Кроме всего прочего, Пригов тоньше других воспринял произошедшую с нами культурно-языковую революцию — в начале прошлого века и в 1990-е. В тот момент, когда мы были подхвачены течением истории, он продолжал размышлять о мифологическом пространстве, в котором мы продолжаем жить. И Пригов обнаружил, что, как и в Средневековье, мы заворожены цифрами, магическими знаками, которые теперь выглядят как бизнес-графики. Процитирую его книгу «Исчисления и установления»:

«Если вкусовые качества арбуза можно принять за 1, то селедке следует приписать также 1. Икре красной, в зависимости от ее склизкости, от 1,1 до 0,8. Хлеб черный — 0,8. Чуть-чуть поджаренный уже тянет на 0,89. А поджаренный остывший сразу 0,7. Малина, клубника, салями, мороженое, пиво, сыр — 0,91. Плавленый сыр — 0,5. Взбитые же сливки — 1,58. Все сжаренное на адском огне — 11,59. Все утихшее, сдавшееся, успокоенное и примиренное колеблется между –0,0014 и 0,0013».

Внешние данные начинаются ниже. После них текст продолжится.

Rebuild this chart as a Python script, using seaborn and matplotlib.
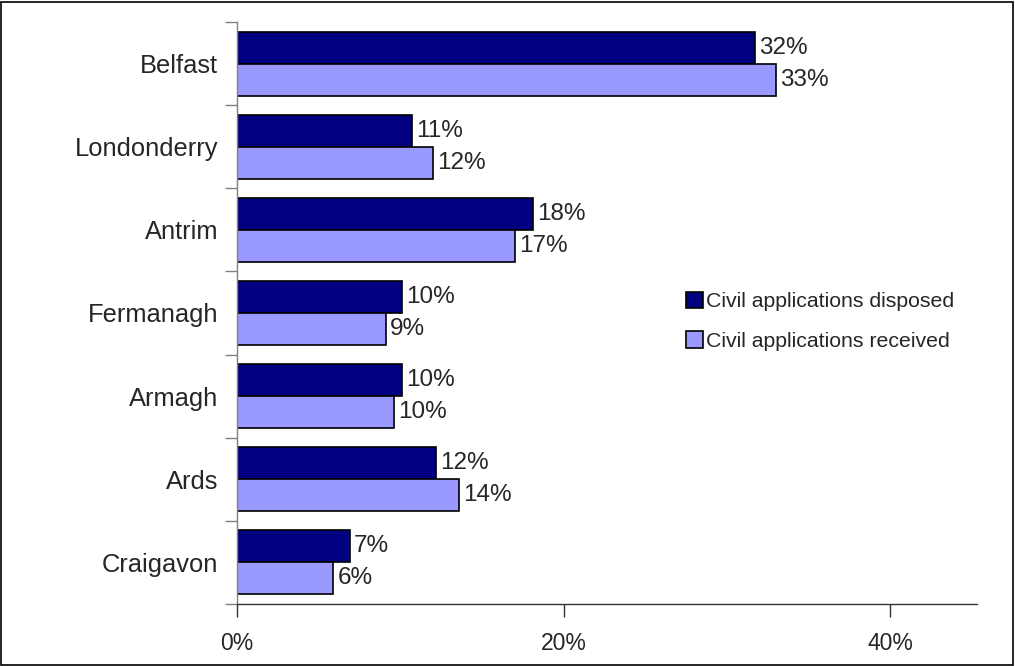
import matplotlib
matplotlib.use("Agg")
import matplotlib.pyplot as plt
import seaborn as sns
import pandas as pd
import numpy as np
from matplotlib.patches import Patch, Rectangle
from matplotlib.ticker import FixedLocator

categories = ["Belfast", "Londonderry", "Antrim", "Fermanagh", "Armagh", "Ards", "Craigavon"]
disposed = [31.7, 10.7, 18.1, 10.1, 10.1, 12.2, 6.9]
received = [33.0, 12.0, 17.0, 9.1, 9.6, 13.6, 5.9]
disposed_labels = ["32%", "11%", "18%", "10%", "10%", "12%", "7%"]
received_labels = ["33%", "12%", "17%", "9%", "10%", "14%", "6%"]
series_names = ["Civil applications disposed", "Civil applications received"]
colors = ["#000080", "#9999FF"]
xticks = [0, 20, 40]
xtick_labels = ["0%", "20%", "40%"]

df = pd.DataFrame({
    "Court": categories * 2,
    "Value": disposed + received,
    "Series": [series_names[0]] * len(categories) + [series_names[1]] * len(categories),
})

sns.set_style("white")
plt.rcParams["font.family"] = ["Liberation Sans", "DejaVu Sans"]

fig = plt.figure(figsize=(10.15, 6.66), dpi=100)
ax = fig.add_axes([0.2335, 0.0931, 0.9626 - 0.2335, 0.967 - 0.0931])

sns.barplot(data=df, x="Value", y="Court", hue="Series", order=categories,
            hue_order=series_names, palette=colors, orient="h", width=0.77,
            edgecolor="black", linewidth=1.2, saturation=1, ax=ax, legend=False)

for cont, labs in zip(ax.containers, [disposed_labels, received_labels]):
    ax.bar_label(cont, labels=labs, padding=3, fontsize=17.5)

ax.set_xlim(0, 45.3)
ax.set_ylim(len(categories) - 0.5, -0.5)
ax.set_xlabel("")
ax.set_ylabel("")
ax.set_xticks(xticks)
ax.set_xticklabels(xtick_labels, fontsize=16.5)
ax.tick_params(axis="x", direction="out", length=9, width=1, color="#333333", pad=11, bottom=True)
ax.tick_params(axis="y", which="major", length=0, pad=13.5, labelsize=18.4)
ax.yaxis.set_minor_locator(FixedLocator(np.arange(-0.5, len(categories), 1.0)))
ax.tick_params(axis="y", which="minor", direction="out", length=9, width=1, color="#808080", left=True)

for s in ["top", "right"]:
    ax.spines[s].set_visible(False)
ax.spines["left"].set_color("#808080")
ax.spines["bottom"].set_color("#333333")
ax.spines["left"].set_linewidth(1)
ax.spines["bottom"].set_linewidth(1)

handles = [Patch(facecolor=c, edgecolor="black", linewidth=1.2) for c in colors]
leg = fig.legend(handles, series_names, loc="upper left", bbox_to_anchor=(0.676, 0.562),
                 bbox_transform=fig.transFigure, frameon=False, fontsize=15.3,
                 handlelength=0.8, handleheight=0.8, handletextpad=0.12,
                 labelspacing=0.95, borderpad=0, borderaxespad=0)

fig.patches.append(Rectangle((0.001, 0.0015), 0.997, 0.996, transform=fig.transFigure,
                             fill=False, edgecolor="black", linewidth=1.2))

fig.savefig("out.png", dpi=100)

А вот — пассаж о литературе:

«Если достоинства русской литературы обозначить через 1, то китайская потянет на 0,99. Немецкая на 0,89. Английская на 0,87. Французская на 0,785. Испанская и итальянская на 0,75 каждая. Я потяну на 0,31. Отсвет от русской литературы, могущий быть оцененным в 0,05, дает в сумме с моим личным показателем 0,36 — что совсем неплохо. Даже чистый нуль у нас, учитывая отсвет в 0,05, имеет положительное значение».

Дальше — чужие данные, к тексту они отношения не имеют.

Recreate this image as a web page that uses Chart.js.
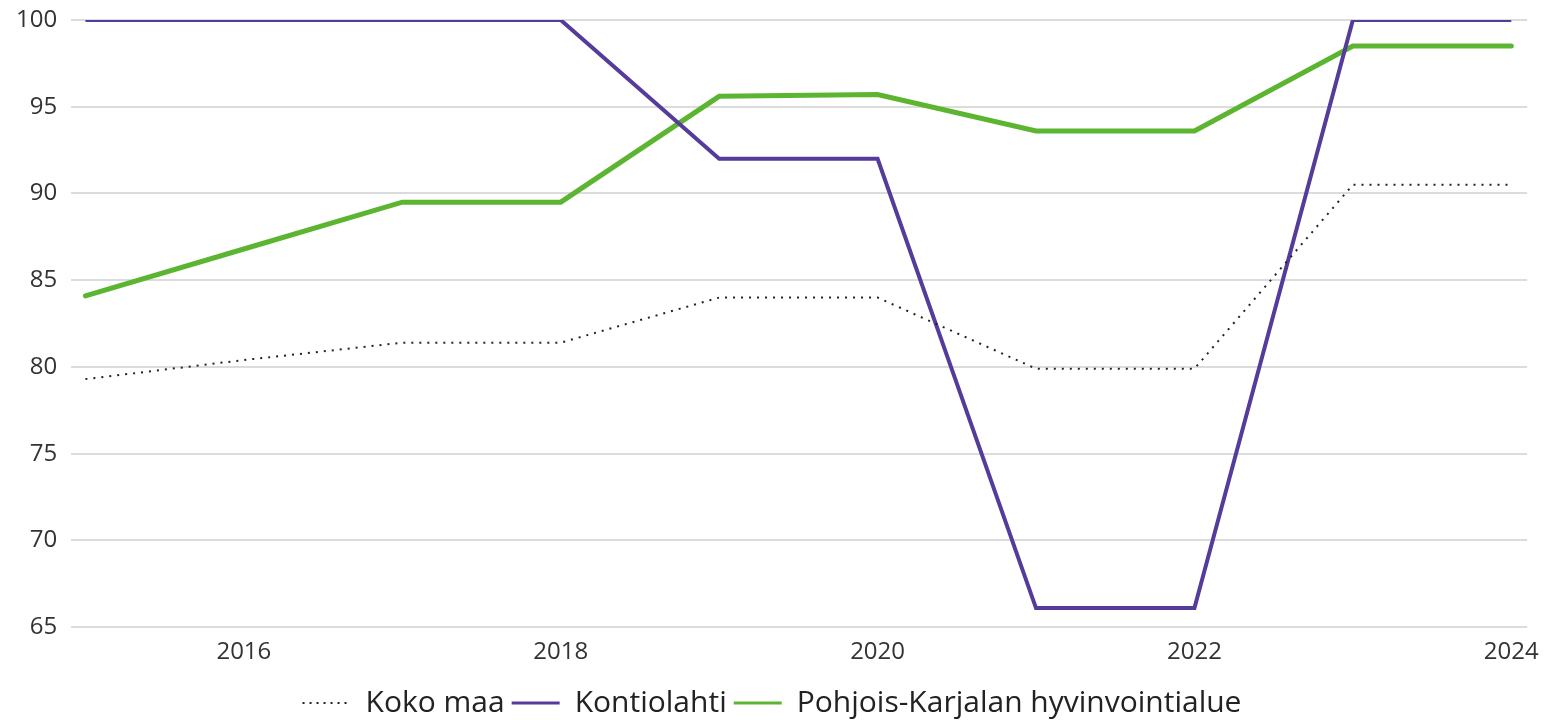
<!DOCTYPE html>
<html>
<head>
<meta charset="utf-8">
<script src="https://cdn.jsdelivr.net/npm/chart.js@4.4.0/dist/chart.umd.min.js"></script>
<style>
  html, body { margin: 0; padding: 0; background: #ffffff; }
  #wrap { width: 1550px; height: 728px; }
</style>
</head>
<body>
<div id="wrap"><canvas id="line-chart"></canvas></div>
<script>
const years = [2015, 2016, 2017, 2018, 2019, 2020, 2021, 2022, 2023, 2024];
const kokoMaa = [79.3, 80.4, 81.4, 81.4, 84.0, 84.0, 79.9, 79.9, 90.5, 90.5];
const kontiolahti = [100, 100, 100, 100, 92.0, 92.0, 66.1, 66.1, 100, 100];
const pohjoisKarjala = [84.1, 86.8, 89.5, 89.5, 95.6, 95.7, 93.6, 93.6, 98.5, 98.5];
const yearTicks = [2016, 2018, 2020, 2022, 2024];

// pair each value with its year for the linear x axis
function toPoints(values) {
    return values.map((v, i) => ({ x: years[i], y: v }));
}

const fontFamily = "'Open Sans', 'Noto Sans', sans-serif";

let lineChart = new Chart('line-chart', {
    type: 'line',
    data: {
        datasets: [
            {
                label: 'Koko maa',
                data: toPoints(kokoMaa),
                borderColor: '#222222',
                borderWidth: 2,
                borderDash: [2, 6],
                pointRadius: 0
            },
            {
                label: 'Kontiolahti',
                data: toPoints(kontiolahti),
                borderColor: '#553c9a',
                borderWidth: 4,
                pointRadius: 0
            },
            {
                label: 'Pohjois-Karjalan hyvinvointialue',
                data: toPoints(pohjoisKarjala),
                borderColor: '#5cb531',
                borderWidth: 5,
                borderCapStyle: 'round',
                pointRadius: 0
            }
        ]
    },
    options: {
        responsive: true,
        maintainAspectRatio: false,
        animation: false,
        layout: {
            padding: { top: 20, right: 22, left: 16, bottom: 0 }
        },
        plugins: {
            legend: {
                position: 'bottom',
                labels: {
                    usePointStyle: true,
                    pointStyle: 'line',
                    pointStyleWidth: 48,
                    padding: 7,
                    color: '#222222',
                    font: { family: fontFamily, size: 30 },
                    // thinner sample lines than the plotted ones
                    generateLabels: chart => {
                        const items = Chart.defaults.plugins.legend.labels.generateLabels(chart);
                        items.forEach((item, i) => {
                            item.lineWidth = i === 0 ? 2 : 3;
                            item.lineDash = i === 0 ? [2, 5] : [];
                        });
                        return items;
                    }
                }
            },
            tooltip: { enabled: false }
        },
        scales: {
            x: {
                type: 'linear',
                min: 2014.91,
                max: 2024.1,
                grid: { display: false, drawTicks: false },
                border: { display: false },
                afterBuildTicks: axis => {
                    axis.ticks = yearTicks.map(v => ({ value: v }));
                },
                // extra room between the year labels and the legend
                afterFit: axis => {
                    axis.height += 3;
                },
                ticks: {
                    color: '#333333',
                    padding: 11,
                    maxRotation: 0,
                    font: { family: fontFamily, size: 24 },
                    callback: value => String(value)
                }
            },
            y: {
                min: 65,
                max: 100,
                grid: { color: '#dcdcdc', lineWidth: 2, drawTicks: true, tickLength: 14, tickColor: 'rgba(0,0,0,0)' },
                border: { display: false },
                ticks: {
                    stepSize: 5,
                    padding: 0,
                    color: '#333333',
                    font: { family: fontFamily, size: 24 }
                }
            }
        }
    }
});
</script>
</body>
</html>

Сегодня мы много говорили об аде в приговской вселенной. А есть ли у него рай, любовь, Беатриче? На первый взгляд, кажется, что нет. Один из теоретиков московского концептуализма Борис Гройс когда-то точно сформулировал, что бог в универсуме Пригова проигрывает государству и в качестве убийцы, и в качестве хранителя бессмертия; произвол тоталитарного государства подменяет божественный, справедливый суд. И все же приговский идеал существует — это культура. Мироощущение послевоенного поколения, выстраивавшего свою идентичность посреди разрухи, прекрасно сформулировал Бродский в эссе «Меньше единицы», рассуждая о ленинградской культуре после блокады: «Для этих людей цивилизация значила больше, чем насущный хлеб и ночная ласка. И не были они, как может показаться, еще одним потерянным поколением. Это было единственное поколение русских, которые нашли себя, для которого Джотто и Мандельштам были насущнее собственных судеб». Вот как об этом же говорил сам Пригов: «Я принял на себя служение. Я — деятель культуры. Основное мое служение именно культурное, и в этом отношении я поставлен, для того чтобы явить свободу в предельном ее значении в данный момент». Именно служение культуре, по Пригову, позволяет человеку освободиться от страха смерти, от унижения, отчаяния. Этим, мне кажется, объясняется неизменно высокий статус образования и просвещения в современном российском обществе.

Я не стала специально сегодня затрагивать большую тему «Пригов и концептуализм». В заключение хочу лишь сказать, что он кажется мне самым цельным, самым масштабным представителем этого направления, автором, создавшим свою собственную художественную вселенную и новый язык ее описания, и убедительнее всех показавший, что тоталитаризм, который пытается представить себя в качестве небесной истины, на самом деле продукт человеческих конвенций, конструкт и поддается демонтажу. Настоящая же истина содержится в искусстве, которому Пригов — русский Данте — и посвятил свою жизнь, оставив нам огромное, актуальное, не исчерпанное до сих пор художественное наследие.